Another factor that is subject to considerable debate is whether higher volume hospitals perform more complex procedures compared to lower volume hospitals. Complexity of hepatobiliary surgery depends on several factors but may be estimated from the assessment of type of surgery (eg, HH or TS) and concomitant procedures (eg, vascular resections, creation of a hepatojejunal anastomosis and concomitant resection of other visceral organs). The fact that the rate of concomitant procedures is increasing across volume strata, while the rate of minor resections is decreasing, indicates an elevated level of surgical complexity of inpatient cases within the higher hospital volume categories. Nevertheless, in-hospital mortality rates of high volume hospitals (eg, metastatic disease: 4.67% and malignant hepatobiliary neoplasm: 10.59%) remain high. These unanticipated results prompt the need of outcomes research beyond volume-outcome relationships. Subsequently, other quality improvement strategies than centralization of care structures should be developed (eg, clinical peer review program).

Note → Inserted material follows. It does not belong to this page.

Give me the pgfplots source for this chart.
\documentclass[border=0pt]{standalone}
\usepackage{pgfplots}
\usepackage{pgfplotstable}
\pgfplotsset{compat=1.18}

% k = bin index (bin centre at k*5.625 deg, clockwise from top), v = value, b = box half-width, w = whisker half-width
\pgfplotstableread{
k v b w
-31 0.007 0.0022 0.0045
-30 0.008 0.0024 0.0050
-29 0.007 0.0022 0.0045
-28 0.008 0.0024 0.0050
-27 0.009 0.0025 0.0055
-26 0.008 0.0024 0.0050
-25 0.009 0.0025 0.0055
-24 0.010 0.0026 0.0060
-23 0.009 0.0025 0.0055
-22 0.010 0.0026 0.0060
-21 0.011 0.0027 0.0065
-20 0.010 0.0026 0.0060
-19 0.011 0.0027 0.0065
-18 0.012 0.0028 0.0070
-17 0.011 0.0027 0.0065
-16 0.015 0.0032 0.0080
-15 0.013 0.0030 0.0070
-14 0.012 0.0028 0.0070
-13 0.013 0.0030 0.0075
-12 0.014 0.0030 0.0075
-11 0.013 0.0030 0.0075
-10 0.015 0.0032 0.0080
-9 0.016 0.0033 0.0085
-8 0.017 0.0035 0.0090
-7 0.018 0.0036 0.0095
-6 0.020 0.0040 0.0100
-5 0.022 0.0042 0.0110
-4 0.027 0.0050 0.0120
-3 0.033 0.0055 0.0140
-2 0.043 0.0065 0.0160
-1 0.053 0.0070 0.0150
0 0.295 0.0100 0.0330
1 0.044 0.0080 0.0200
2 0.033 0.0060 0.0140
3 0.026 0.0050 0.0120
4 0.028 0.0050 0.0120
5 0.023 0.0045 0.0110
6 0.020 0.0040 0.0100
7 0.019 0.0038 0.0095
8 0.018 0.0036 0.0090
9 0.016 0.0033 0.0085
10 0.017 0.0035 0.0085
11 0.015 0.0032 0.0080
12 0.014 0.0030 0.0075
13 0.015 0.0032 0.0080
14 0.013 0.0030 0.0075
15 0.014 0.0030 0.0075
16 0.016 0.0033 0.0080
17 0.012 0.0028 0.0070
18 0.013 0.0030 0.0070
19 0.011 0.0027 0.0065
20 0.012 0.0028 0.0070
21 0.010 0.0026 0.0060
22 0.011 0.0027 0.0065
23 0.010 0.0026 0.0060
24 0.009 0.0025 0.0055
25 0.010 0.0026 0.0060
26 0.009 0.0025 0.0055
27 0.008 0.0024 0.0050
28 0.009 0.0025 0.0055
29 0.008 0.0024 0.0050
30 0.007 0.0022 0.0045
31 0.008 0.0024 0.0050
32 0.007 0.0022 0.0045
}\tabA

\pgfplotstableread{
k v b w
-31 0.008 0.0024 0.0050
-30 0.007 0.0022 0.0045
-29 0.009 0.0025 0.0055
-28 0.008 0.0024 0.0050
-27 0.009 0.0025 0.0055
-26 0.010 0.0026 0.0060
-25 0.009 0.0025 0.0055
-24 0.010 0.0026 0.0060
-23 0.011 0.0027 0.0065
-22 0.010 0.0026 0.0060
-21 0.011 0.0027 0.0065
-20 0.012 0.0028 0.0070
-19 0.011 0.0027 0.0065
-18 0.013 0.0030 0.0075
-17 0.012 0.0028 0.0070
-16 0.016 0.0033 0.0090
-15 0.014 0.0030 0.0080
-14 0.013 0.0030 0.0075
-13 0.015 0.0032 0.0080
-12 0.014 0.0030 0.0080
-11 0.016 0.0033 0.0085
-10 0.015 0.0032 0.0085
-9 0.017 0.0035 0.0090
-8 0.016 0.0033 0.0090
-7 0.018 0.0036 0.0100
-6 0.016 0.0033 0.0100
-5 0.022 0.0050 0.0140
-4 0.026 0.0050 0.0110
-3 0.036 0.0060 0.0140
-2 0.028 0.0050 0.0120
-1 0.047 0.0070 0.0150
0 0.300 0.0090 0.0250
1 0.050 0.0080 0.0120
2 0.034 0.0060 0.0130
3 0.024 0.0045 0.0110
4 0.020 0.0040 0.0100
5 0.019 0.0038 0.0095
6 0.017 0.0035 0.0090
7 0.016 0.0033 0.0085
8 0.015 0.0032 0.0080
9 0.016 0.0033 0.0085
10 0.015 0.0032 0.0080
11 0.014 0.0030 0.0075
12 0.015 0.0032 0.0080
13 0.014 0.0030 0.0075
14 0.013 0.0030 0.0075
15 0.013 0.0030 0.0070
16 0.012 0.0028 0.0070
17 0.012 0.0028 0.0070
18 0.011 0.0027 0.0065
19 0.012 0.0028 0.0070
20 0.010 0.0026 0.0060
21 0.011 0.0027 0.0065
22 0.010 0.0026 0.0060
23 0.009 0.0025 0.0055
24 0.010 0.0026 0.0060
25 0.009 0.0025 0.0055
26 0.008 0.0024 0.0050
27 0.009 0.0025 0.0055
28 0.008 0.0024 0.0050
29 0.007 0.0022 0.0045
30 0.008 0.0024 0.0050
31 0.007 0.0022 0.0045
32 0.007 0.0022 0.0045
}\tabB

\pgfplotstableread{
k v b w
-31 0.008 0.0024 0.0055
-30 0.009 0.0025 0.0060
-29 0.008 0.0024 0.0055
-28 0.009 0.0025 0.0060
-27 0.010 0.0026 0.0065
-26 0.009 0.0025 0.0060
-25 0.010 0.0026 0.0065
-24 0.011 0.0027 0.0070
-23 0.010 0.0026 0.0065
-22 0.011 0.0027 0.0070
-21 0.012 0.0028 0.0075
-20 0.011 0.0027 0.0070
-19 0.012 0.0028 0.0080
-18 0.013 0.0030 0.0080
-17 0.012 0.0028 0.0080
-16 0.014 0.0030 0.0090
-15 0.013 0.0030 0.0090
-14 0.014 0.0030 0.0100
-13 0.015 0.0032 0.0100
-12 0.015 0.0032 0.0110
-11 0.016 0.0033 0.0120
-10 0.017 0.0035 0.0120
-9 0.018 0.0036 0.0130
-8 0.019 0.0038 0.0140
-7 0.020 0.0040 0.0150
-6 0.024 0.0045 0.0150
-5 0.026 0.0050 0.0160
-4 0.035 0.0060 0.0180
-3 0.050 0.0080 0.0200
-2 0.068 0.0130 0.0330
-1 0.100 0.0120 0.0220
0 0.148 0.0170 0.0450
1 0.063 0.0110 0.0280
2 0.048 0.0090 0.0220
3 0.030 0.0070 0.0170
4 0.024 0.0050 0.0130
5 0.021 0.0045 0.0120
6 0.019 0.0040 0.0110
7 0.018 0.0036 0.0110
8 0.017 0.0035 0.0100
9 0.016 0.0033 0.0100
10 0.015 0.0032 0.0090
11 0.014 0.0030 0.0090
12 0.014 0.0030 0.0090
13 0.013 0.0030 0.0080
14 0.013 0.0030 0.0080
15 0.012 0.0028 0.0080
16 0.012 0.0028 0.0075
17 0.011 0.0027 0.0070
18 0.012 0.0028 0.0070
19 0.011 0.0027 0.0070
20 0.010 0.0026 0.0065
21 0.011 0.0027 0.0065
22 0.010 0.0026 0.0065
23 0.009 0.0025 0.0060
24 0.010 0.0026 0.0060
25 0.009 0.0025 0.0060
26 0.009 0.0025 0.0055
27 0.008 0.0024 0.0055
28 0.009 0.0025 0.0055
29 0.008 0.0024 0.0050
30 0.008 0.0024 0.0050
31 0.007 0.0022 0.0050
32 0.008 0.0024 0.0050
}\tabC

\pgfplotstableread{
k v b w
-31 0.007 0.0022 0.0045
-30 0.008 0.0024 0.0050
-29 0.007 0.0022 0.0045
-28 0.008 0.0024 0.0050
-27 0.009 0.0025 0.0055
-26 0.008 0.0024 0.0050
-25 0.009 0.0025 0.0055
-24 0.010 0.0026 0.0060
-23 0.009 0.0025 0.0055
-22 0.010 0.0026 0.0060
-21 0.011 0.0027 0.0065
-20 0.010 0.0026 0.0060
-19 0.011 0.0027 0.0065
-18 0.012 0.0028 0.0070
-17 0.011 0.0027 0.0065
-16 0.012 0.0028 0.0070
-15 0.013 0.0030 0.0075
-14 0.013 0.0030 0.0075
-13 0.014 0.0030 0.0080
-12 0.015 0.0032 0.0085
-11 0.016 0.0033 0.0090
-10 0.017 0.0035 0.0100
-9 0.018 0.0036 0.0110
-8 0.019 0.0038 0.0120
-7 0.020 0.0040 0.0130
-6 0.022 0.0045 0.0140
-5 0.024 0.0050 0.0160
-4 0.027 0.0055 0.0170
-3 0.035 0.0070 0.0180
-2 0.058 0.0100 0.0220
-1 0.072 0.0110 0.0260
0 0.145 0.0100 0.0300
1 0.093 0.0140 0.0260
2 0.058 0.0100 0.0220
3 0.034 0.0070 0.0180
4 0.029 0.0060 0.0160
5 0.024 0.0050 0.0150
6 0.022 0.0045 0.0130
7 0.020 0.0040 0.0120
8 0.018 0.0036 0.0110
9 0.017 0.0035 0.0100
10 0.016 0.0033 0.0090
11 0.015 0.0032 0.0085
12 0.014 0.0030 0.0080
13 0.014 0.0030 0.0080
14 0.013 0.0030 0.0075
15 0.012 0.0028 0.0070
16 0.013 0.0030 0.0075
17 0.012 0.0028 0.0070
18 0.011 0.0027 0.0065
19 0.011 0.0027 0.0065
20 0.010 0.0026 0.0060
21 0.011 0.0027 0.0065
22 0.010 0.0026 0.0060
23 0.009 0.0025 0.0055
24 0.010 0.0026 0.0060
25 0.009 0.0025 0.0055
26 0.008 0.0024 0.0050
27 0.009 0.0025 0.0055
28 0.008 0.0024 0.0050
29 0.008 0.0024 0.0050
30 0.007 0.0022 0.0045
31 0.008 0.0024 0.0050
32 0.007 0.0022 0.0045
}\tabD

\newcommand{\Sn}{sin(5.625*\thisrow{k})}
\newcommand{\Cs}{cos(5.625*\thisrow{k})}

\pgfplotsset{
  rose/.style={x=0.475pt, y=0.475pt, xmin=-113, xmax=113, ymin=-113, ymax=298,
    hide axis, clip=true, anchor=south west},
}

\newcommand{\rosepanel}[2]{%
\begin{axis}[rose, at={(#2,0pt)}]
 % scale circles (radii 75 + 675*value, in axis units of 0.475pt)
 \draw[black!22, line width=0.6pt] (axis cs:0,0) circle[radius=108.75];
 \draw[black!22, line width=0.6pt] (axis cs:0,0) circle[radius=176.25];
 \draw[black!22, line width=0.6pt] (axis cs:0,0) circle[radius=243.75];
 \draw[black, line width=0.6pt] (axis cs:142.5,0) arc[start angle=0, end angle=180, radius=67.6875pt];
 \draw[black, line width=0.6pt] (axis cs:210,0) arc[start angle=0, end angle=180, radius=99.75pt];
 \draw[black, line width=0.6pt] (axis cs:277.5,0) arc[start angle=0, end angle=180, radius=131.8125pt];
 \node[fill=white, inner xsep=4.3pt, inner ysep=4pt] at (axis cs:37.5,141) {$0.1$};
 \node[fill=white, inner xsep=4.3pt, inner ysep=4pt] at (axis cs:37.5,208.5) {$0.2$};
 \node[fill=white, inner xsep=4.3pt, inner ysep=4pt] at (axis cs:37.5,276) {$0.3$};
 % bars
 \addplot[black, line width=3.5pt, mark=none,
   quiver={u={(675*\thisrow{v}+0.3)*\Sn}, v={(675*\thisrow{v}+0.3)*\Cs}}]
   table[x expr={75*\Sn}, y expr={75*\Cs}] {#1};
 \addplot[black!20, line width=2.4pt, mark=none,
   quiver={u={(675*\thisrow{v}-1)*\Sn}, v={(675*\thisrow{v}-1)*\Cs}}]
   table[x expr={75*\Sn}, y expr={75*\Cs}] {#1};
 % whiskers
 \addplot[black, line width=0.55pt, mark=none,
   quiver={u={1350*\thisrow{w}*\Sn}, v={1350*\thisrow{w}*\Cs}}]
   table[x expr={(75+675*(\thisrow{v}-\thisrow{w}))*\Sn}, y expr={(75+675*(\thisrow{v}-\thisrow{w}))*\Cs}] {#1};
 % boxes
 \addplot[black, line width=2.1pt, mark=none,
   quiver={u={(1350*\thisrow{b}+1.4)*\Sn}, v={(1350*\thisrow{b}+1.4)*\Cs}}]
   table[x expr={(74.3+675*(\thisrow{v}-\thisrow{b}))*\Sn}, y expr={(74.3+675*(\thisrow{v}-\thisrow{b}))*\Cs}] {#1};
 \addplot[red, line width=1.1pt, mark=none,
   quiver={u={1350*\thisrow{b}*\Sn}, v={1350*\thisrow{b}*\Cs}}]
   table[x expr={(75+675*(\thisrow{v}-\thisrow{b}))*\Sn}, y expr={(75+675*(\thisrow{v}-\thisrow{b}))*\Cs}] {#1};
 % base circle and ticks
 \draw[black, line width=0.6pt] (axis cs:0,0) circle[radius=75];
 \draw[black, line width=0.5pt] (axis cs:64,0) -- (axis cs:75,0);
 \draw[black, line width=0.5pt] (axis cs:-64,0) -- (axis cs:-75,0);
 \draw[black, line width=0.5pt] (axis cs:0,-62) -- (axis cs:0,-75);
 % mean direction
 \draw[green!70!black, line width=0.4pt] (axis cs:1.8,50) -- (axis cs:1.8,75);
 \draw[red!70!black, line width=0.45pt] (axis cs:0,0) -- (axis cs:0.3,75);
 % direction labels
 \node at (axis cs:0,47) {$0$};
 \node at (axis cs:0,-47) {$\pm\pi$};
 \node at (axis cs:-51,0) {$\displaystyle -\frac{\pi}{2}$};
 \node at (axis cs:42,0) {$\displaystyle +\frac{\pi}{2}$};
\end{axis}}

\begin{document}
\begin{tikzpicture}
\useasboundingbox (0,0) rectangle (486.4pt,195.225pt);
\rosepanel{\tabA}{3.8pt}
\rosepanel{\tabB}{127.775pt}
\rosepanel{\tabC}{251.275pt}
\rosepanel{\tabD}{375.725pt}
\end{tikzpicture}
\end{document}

The major strength of this study is the completeness of the data used. Limitations occur from the limited information available in administrative data as previously described [14]. Despite of a sophisticated risk adjustment model, unmeasured differences in comorbidity, degree of severity of diagnosis or appropriateness of surgical indication may partly explain the association between volume and outcome. This is, however, unlikely due to the fact that hospital volume and in-hospital mortality underlie a pattern of monotonic exposure-response relationship, which is considered as a strong argument for causal associations. Moreover, some definitions of ICD-10 codes are not sufficiently accurate to analyze postoperative complications (eg, postoperative bleeding). In such cases OPS codes of interventions required for complications were used instead (eg, transfusion of 6 units of blood). Another limitation of this study is the lack of data on surgeon volume, which has also been related with impaired perioperative outcomes in the past [9]. Finally, a possible misclassification of multi-campus hospitals as higher volume hospitals must be taken into account, resulting in a possible underestimation of the association between hospital volume and mortality [33].

Conclusions

The current study indicates that the quality of care in major hepatobiliary surgery in Germany could be improved, if more patients were treated in hospitals with high annual operative volumes. Since the largest portion of the hospital volume-related differences of in-hospital mortality rest upon failure to rescue, additional efforts should focus on the improvement of complication management and the compliance with essential structural prerequisites.